**TASK GOAL**
Return all of the data exactly, with nothing left out but the pictures.

**SOURCE DATA**
------------------------------

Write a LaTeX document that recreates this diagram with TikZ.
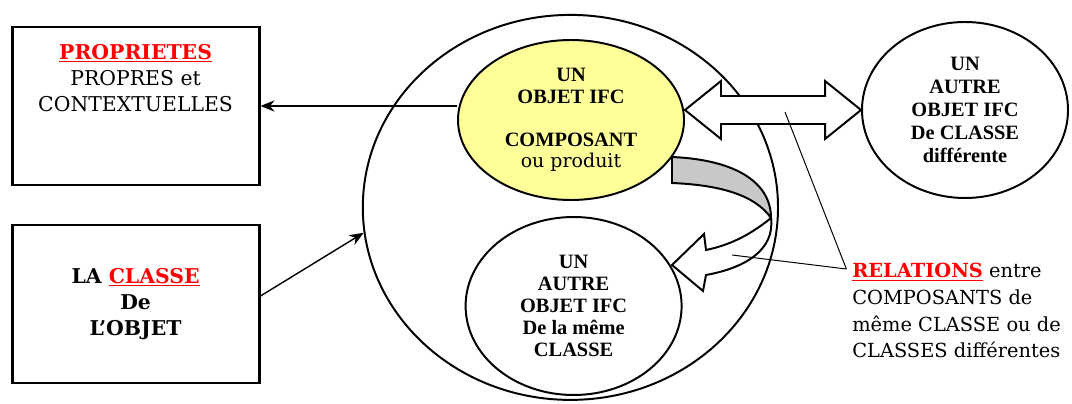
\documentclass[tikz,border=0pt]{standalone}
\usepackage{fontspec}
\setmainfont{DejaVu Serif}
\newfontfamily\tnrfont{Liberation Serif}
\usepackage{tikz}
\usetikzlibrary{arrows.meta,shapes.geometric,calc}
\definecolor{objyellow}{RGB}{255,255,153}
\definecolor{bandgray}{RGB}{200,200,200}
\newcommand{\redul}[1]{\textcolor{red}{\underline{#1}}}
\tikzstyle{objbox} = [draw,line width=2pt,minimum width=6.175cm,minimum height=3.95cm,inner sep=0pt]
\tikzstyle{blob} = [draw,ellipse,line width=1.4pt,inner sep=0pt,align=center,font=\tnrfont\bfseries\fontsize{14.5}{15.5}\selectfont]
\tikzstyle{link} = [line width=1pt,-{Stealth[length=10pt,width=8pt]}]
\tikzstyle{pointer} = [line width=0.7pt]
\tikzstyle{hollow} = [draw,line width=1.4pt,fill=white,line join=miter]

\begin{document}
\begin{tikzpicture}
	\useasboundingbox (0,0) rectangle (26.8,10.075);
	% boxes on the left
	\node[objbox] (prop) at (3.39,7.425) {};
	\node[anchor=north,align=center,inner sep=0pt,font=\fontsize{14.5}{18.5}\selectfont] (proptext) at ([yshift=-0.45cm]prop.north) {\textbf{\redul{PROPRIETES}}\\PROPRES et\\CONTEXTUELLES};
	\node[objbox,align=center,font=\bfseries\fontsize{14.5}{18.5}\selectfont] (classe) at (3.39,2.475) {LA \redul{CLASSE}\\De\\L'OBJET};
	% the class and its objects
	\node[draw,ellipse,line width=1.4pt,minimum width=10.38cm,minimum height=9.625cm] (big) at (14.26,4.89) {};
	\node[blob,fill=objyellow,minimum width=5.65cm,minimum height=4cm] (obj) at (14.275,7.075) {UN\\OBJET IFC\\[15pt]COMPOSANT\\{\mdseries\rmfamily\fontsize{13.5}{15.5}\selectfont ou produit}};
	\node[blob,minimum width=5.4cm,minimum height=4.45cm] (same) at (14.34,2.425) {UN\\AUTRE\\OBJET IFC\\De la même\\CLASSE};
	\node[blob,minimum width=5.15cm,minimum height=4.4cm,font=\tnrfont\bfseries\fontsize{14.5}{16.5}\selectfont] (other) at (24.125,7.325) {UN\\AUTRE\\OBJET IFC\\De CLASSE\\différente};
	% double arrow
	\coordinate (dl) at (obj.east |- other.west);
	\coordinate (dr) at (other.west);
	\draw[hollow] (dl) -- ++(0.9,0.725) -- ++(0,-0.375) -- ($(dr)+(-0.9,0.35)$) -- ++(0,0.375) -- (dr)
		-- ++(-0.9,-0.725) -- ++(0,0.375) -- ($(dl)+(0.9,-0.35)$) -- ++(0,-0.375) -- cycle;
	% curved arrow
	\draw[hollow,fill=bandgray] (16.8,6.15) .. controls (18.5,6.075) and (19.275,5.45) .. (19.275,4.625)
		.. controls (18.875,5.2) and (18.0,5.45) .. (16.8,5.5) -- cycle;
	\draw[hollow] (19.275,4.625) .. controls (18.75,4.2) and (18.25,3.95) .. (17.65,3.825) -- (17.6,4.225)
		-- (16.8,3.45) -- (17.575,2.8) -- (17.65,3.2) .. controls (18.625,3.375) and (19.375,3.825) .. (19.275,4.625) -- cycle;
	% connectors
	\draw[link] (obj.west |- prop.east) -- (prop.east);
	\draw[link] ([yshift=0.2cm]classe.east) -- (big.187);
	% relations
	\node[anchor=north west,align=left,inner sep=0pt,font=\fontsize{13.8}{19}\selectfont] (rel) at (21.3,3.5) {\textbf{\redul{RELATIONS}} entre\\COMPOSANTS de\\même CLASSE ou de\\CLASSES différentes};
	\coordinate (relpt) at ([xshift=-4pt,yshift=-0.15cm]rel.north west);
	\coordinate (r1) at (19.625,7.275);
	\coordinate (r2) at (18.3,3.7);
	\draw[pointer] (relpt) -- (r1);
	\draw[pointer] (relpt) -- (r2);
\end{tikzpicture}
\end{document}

------------------------------

**SOLVED EXERCISE**
Write a LaTeX document that recreates this diagram with TikZ.
\documentclass[tikz,border=0pt]{standalone}
\usepackage{fontspec}
\setmainfont{DejaVu Serif}
\newfontfamily\tnrfont{Liberation Serif}
\usepackage{tikz}
\usetikzlibrary{arrows.meta,shapes.geometric,calc}
\definecolor{objyellow}{RGB}{255,255,153}
\definecolor{bandgray}{RGB}{200,200,200}
\newcommand{\redul}[1]{\textcolor{red}{\underline{#1}}}
\tikzstyle{objbox} = [draw,line width=2pt,minimum width=6.175cm,minimum height=3.95cm,inner sep=0pt]
\tikzstyle{blob} = [draw,ellipse,line width=1.4pt,inner sep=0pt,align=center,font=\tnrfont\bfseries\fontsize{14.5}{15.5}\selectfont]
\tikzstyle{link} = [line width=1pt,-{Stealth[length=10pt,width=8pt]}]
\tikzstyle{pointer} = [line width=0.7pt]
\tikzstyle{hollow} = [draw,line width=1.4pt,fill=white,line join=miter]

\begin{document}
\begin{tikzpicture}
	\useasboundingbox (0,0) rectangle (26.8,10.075);
	% boxes on the left
	\node[objbox] (prop) at (3.39,7.425) {};
	\node[anchor=north,align=center,inner sep=0pt,font=\fontsize{14.5}{18.5}\selectfont] (proptext) at ([yshift=-0.45cm]prop.north) {\textbf{\redul{PROPRIETES}}\\PROPRES et\\CONTEXTUELLES};
	\node[objbox,align=center,font=\bfseries\fontsize{14.5}{18.5}\selectfont] (classe) at (3.39,2.475) {LA \redul{CLASSE}\\De\\L'OBJET};
	% the class and its objects
	\node[draw,ellipse,line width=1.4pt,minimum width=10.38cm,minimum height=9.625cm] (big) at (14.26,4.89) {};
	\node[blob,fill=objyellow,minimum width=5.65cm,minimum height=4cm] (obj) at (14.275,7.075) {UN\\OBJET IFC\\[15pt]COMPOSANT\\{\mdseries\rmfamily\fontsize{13.5}{15.5}\selectfont ou produit}};
	\node[blob,minimum width=5.4cm,minimum height=4.45cm] (same) at (14.34,2.425) {UN\\AUTRE\\OBJET IFC\\De la même\\CLASSE};
	\node[blob,minimum width=5.15cm,minimum height=4.4cm,font=\tnrfont\bfseries\fontsize{14.5}{16.5}\selectfont] (other) at (24.125,7.325) {UN\\AUTRE\\OBJET IFC\\De CLASSE\\différente};
	% double arrow
	\coordinate (dl) at (obj.east |- other.west);
	\coordinate (dr) at (other.west);
	\draw[hollow] (dl) -- ++(0.9,0.725) -- ++(0,-0.375) -- ($(dr)+(-0.9,0.35)$) -- ++(0,0.375) -- (dr)
		-- ++(-0.9,-0.725) -- ++(0,0.375) -- ($(dl)+(0.9,-0.35)$) -- ++(0,-0.375) -- cycle;
	% curved arrow
	\draw[hollow,fill=bandgray] (16.8,6.15) .. controls (18.5,6.075) and (19.275,5.45) .. (19.275,4.625)
		.. controls (18.875,5.2) and (18.0,5.45) .. (16.8,5.5) -- cycle;
	\draw[hollow] (19.275,4.625) .. controls (18.75,4.2) and (18.25,3.95) .. (17.65,3.825) -- (17.6,4.225)
		-- (16.8,3.45) -- (17.575,2.8) -- (17.65,3.2) .. controls (18.625,3.375) and (19.375,3.825) .. (19.275,4.625) -- cycle;
	% connectors
	\draw[link] (obj.west |- prop.east) -- (prop.east);
	\draw[link] ([yshift=0.2cm]classe.east) -- (big.187);
	% relations
	\node[anchor=north west,align=left,inner sep=0pt,font=\fontsize{13.8}{19}\selectfont] (rel) at (21.3,3.5) {\textbf{\redul{RELATIONS}} entre\\COMPOSANTS de\\même CLASSE ou de\\CLASSES différentes};
	\coordinate (relpt) at ([xshift=-4pt,yshift=-0.15cm]rel.north west);
	\coordinate (r1) at (19.625,7.275);
	\coordinate (r2) at (18.3,3.7);
	\draw[pointer] (relpt) -- (r1);
	\draw[pointer] (relpt) -- (r2);
\end{tikzpicture}
\end{document}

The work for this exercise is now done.